Bases: TrajHandlerPreprocess

Parallelization framework for visualization workflow. You will need to prepare the inputs and the function to run.

Parameters
  • max_workers (int) – maximum number of parallel workers (default: 8)

  • logger_path (str) – path to save the logger file (default: None). If None, no logger will be created.

  • task_name (str) – name of the task for the logger (default: "core-vis")

Example

# Import the TrajHandlerVisualization class.
from utils.parallel.framework import TrajHandlerVisualization

# Create a TrajHandlerVisualization object and prepare the inputs.
p_job = TrajHandlerVisualization(max_workers=4)
p_job.prepare(
    traj_handler=traj_handler,
    root_path="output/p_data",
    filename="traj_data",
    frames_list=[0, 1, 2, 3, 4],
)

# Setup the function.
p_job.set_function(func=generate_pse, pymol_path="path/to/pymol")
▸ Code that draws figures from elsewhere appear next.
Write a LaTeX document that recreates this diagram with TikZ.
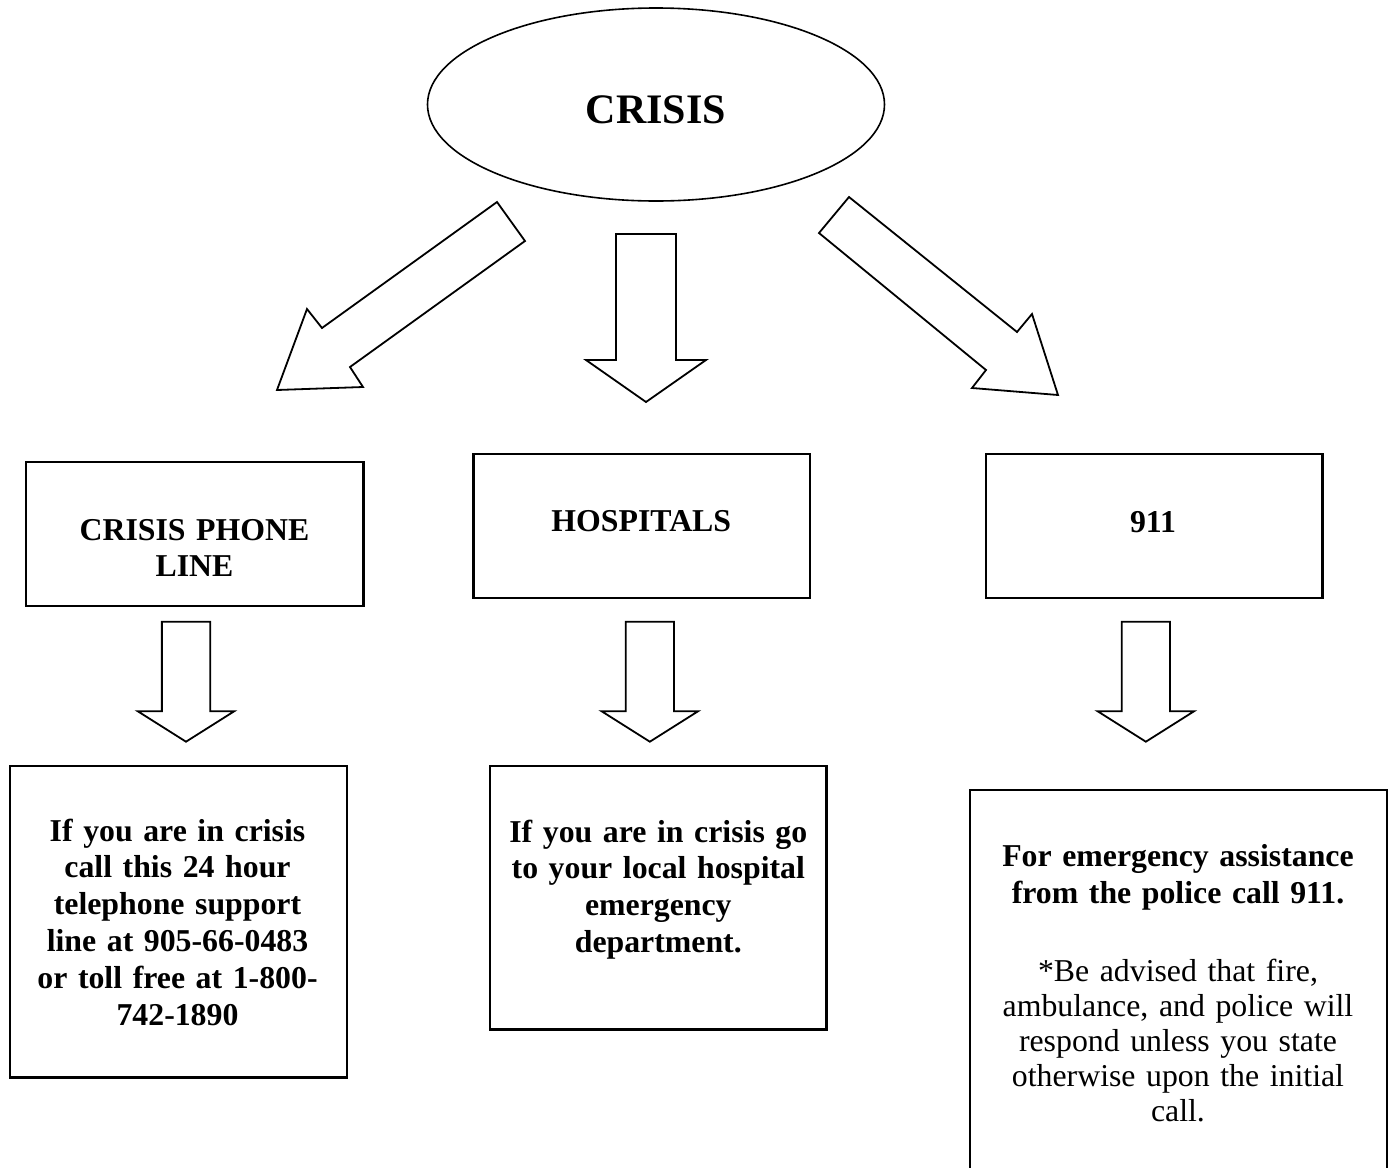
\documentclass[tikz,border=0pt]{standalone}
\usepackage{fontspec}
\setmainfont{Liberation Serif}
\usetikzlibrary{shapes.geometric}
\begin{document}
\begin{tikzpicture}[x=0.5pt,y=-0.5pt,
  boxstyle/.style={draw, line width=1.2pt, rectangle, inner sep=0pt},
  arrowline/.style={draw, line width=0.9pt, line join=miter, fill=white},
  boldtext/.style={font=\fontsize{15.9}{18.45}\selectfont\bfseries, align=center, anchor=base, inner sep=0pt, text width=200pt},
  regtext/.style={font=\fontsize{15.9}{17.5}\selectfont, align=center, anchor=base, inner sep=0pt, text width=200pt},
  downarr/.pic={\draw[arrowline] (-24.15,0) -- (24.15,0) -- (24.15,89.5) -- (48.3,89.5) -- (0,120) -- (-48.3,89.5) -- (-24.15,89.5) -- cycle;}
]
\clip (0,0) rectangle (1394,1168);
\fill[white] (0,0) rectangle (1394,1168);

% top ellipse
\node[draw, ellipse, line width=0.8pt, minimum width=228.5pt, minimum height=96.5pt, inner sep=0pt] (crisis) at (656,104.5) {};
\node[font=\fontsize{21}{25}\selectfont\bfseries, anchor=base, inner sep=0pt] (crisislbl) at (656,123) {CRISIS};

% big block arrows
\draw[arrowline] (497,202) -- (525,241) -- (350,367) -- (363,387) -- (277,390) -- (307,309) -- (322,328) -- cycle;
\draw[arrowline] (616,234) -- (676,234) -- (676,360) -- (706,360) -- (646,402) -- (586,360) -- (616,360) -- cycle;
\draw[arrowline] (849,197) -- (1017,332) -- (1032,314) -- (1058,395) -- (972,388) -- (986,370) -- (819,233) -- cycle;

% middle boxes
\node[boxstyle, minimum width=168.65pt, minimum height=72.15pt] (phone) at (194.65,533.85) {};
\node[boxstyle, minimum width=168.35pt, minimum height=71.85pt] (hosp) at (641.65,525.85) {};
\node[boxstyle, minimum width=168.3pt, minimum height=71.85pt] (nine) at (1154,525.85) {};

\node[boldtext] (phonelbl) at (194.5,540) {CRISIS PHONE\\LINE};
\node[boldtext] (hosplbl) at (641.3,531.7) {HOSPITALS};
\node[boldtext] (ninelbl) at (1153,532.7) {911};

% small down arrows
\pic at (186,621.7) {downarr};
\pic at (649.85,621.7) {downarr};
\pic at (1145.85,621.7) {downarr};

% bottom boxes
\node[boxstyle, minimum width=168.35pt, minimum height=155.65pt] (phoneinfo) at (178.35,921.65) {};
\node[boxstyle, minimum width=168.25pt, minimum height=131.65pt] (hospinfo) at (658.25,897.65) {};
\node[boxstyle, minimum width=208.35pt, minimum height=195pt] (nineinfo) at (1178.35,985) {};

\node[boldtext] (phoneinfolbl) at (177.5,841) {If you are in crisis\\call this 24 hour\\telephone support\\line at 905-66-0483\\or toll free at 1-800-\\742-1890};
\node[boldtext] (hospinfolbl) at (658.3,842) {If you are in crisis go\\to your local hospital\\emergency\\department.};
\node[boldtext] (nineinfolbl) at (1178,866.7) {For emergency assistance\\from the police call 911.};
\node[regtext] (nineinfonote) at (1178,981.7) {*Be advised that fire,\\ambulance, and police will\\respond unless you state\\otherwise upon the initial\\call.};
\end{tikzpicture}
\end{document}
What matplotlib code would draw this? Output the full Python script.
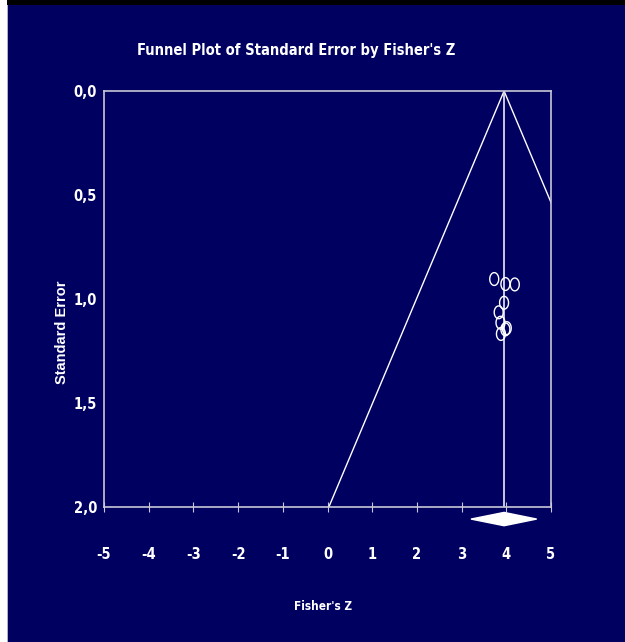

# Run the visualization in parallel.
p_job.run()

Note

The source code of the generate_pse function can be found in utils.pymol_scripts.vis_pdb_ply.generate_pse().

prepare(traj_handler, config=None, **kwargs)[source]#

Prepare the inputs for the preprocess workflow.

Parameters
  • traj_handler – MDAnalysis Universe object

  • config – configuration object. If None, the root_path and filename are required in the kwargs (optional keyword arguments).

  • root_path (str, optional keyword argument) – root path for the output files. If None, the root path is required in the config file (output_p_data_folderpath).

  • filename (str, optional keyword argument) – filename for the output files. If None, the filename is required in the config file (p_filename).

  • frames_list (list, optional keyword argument) – list of frames to process (e.g. [1, 2, 3]). If None, all frames will be processed.

  • index_path (str, optional keyword argument) – path to the index file. If not provided, the one found in the config file (output_index_path) will be used. Otherwise, it will be generated by [root_path]/[filename]_index.txt.